_Exercise prompt:_ Repeat the lines below exactly as they appear, but leave out the images.

-- Start of Data extract --

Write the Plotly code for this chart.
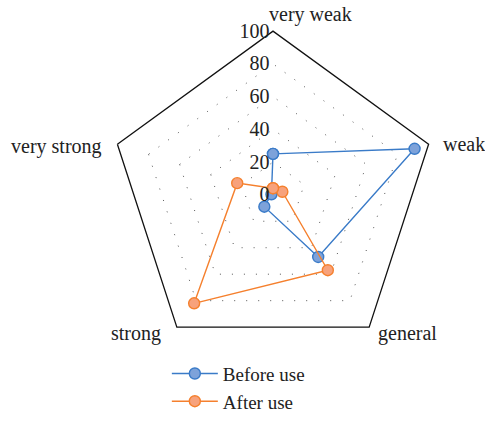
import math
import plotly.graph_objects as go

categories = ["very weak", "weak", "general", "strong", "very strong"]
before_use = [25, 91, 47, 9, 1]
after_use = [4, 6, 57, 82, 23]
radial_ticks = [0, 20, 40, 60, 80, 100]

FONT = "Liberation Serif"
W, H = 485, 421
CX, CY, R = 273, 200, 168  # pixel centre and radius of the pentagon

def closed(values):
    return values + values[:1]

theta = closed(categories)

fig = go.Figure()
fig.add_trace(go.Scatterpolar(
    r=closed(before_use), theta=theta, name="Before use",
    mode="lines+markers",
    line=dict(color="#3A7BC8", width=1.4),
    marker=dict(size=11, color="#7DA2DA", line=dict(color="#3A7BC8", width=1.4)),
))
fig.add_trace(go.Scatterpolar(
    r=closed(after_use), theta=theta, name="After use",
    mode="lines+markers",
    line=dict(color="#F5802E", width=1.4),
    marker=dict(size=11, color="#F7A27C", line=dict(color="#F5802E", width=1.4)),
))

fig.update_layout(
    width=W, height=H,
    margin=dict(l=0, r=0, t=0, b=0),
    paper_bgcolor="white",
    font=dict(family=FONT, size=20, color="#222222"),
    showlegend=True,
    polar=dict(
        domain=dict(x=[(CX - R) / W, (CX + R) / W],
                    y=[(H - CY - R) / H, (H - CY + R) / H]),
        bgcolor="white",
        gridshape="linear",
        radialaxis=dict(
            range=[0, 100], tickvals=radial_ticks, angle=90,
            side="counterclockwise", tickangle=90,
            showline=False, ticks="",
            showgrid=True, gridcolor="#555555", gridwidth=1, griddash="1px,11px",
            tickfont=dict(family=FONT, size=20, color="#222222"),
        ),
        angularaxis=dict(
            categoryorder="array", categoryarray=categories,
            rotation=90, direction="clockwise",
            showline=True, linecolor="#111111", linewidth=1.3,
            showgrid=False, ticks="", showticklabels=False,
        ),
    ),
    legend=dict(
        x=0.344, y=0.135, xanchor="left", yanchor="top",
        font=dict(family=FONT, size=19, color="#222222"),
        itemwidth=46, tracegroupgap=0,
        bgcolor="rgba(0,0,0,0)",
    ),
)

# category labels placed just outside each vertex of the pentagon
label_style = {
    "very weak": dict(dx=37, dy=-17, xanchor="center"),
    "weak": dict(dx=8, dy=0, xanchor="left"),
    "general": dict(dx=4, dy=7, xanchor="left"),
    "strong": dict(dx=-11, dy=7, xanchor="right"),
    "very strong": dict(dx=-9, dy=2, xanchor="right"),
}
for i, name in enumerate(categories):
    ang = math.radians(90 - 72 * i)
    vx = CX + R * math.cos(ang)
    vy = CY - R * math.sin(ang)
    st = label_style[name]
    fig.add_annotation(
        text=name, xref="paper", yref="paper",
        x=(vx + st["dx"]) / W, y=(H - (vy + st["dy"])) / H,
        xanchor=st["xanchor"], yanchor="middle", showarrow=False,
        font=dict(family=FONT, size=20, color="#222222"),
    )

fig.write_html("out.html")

-- End of Data extract --

_Response for this exercise:_
Write the Plotly code for this chart.
import math
import plotly.graph_objects as go

categories = ["very weak", "weak", "general", "strong", "very strong"]
before_use = [25, 91, 47, 9, 1]
after_use = [4, 6, 57, 82, 23]
radial_ticks = [0, 20, 40, 60, 80, 100]

FONT = "Liberation Serif"
W, H = 485, 421
CX, CY, R = 273, 200, 168  # pixel centre and radius of the pentagon

def closed(values):
    return values + values[:1]

theta = closed(categories)

fig = go.Figure()
fig.add_trace(go.Scatterpolar(
    r=closed(before_use), theta=theta, name="Before use",
    mode="lines+markers",
    line=dict(color="#3A7BC8", width=1.4),
    marker=dict(size=11, color="#7DA2DA", line=dict(color="#3A7BC8", width=1.4)),
))
fig.add_trace(go.Scatterpolar(
    r=closed(after_use), theta=theta, name="After use",
    mode="lines+markers",
    line=dict(color="#F5802E", width=1.4),
    marker=dict(size=11, color="#F7A27C", line=dict(color="#F5802E", width=1.4)),
))

fig.update_layout(
    width=W, height=H,
    margin=dict(l=0, r=0, t=0, b=0),
    paper_bgcolor="white",
    font=dict(family=FONT, size=20, color="#222222"),
    showlegend=True,
    polar=dict(
        domain=dict(x=[(CX - R) / W, (CX + R) / W],
                    y=[(H - CY - R) / H, (H - CY + R) / H]),
        bgcolor="white",
        gridshape="linear",
        radialaxis=dict(
            range=[0, 100], tickvals=radial_ticks, angle=90,
            side="counterclockwise", tickangle=90,
            showline=False, ticks="",
            showgrid=True, gridcolor="#555555", gridwidth=1, griddash="1px,11px",
            tickfont=dict(family=FONT, size=20, color="#222222"),
        ),
        angularaxis=dict(
            categoryorder="array", categoryarray=categories,
            rotation=90, direction="clockwise",
            showline=True, linecolor="#111111", linewidth=1.3,
            showgrid=False, ticks="", showticklabels=False,
        ),
    ),
    legend=dict(
        x=0.344, y=0.135, xanchor="left", yanchor="top",
        font=dict(family=FONT, size=19, color="#222222"),
        itemwidth=46, tracegroupgap=0,
        bgcolor="rgba(0,0,0,0)",
    ),
)

# category labels placed just outside each vertex of the pentagon
label_style = {
    "very weak": dict(dx=37, dy=-17, xanchor="center"),
    "weak": dict(dx=8, dy=0, xanchor="left"),
    "general": dict(dx=4, dy=7, xanchor="left"),
    "strong": dict(dx=-11, dy=7, xanchor="right"),
    "very strong": dict(dx=-9, dy=2, xanchor="right"),
}
for i, name in enumerate(categories):
    ang = math.radians(90 - 72 * i)
    vx = CX + R * math.cos(ang)
    vy = CY - R * math.sin(ang)
    st = label_style[name]
    fig.add_annotation(
        text=name, xref="paper", yref="paper",
        x=(vx + st["dx"]) / W, y=(H - (vy + st["dy"])) / H,
        xanchor=st["xanchor"], yanchor="middle", showarrow=False,
        font=dict(family=FONT, size=20, color="#222222"),
    )

fig.write_html("out.html")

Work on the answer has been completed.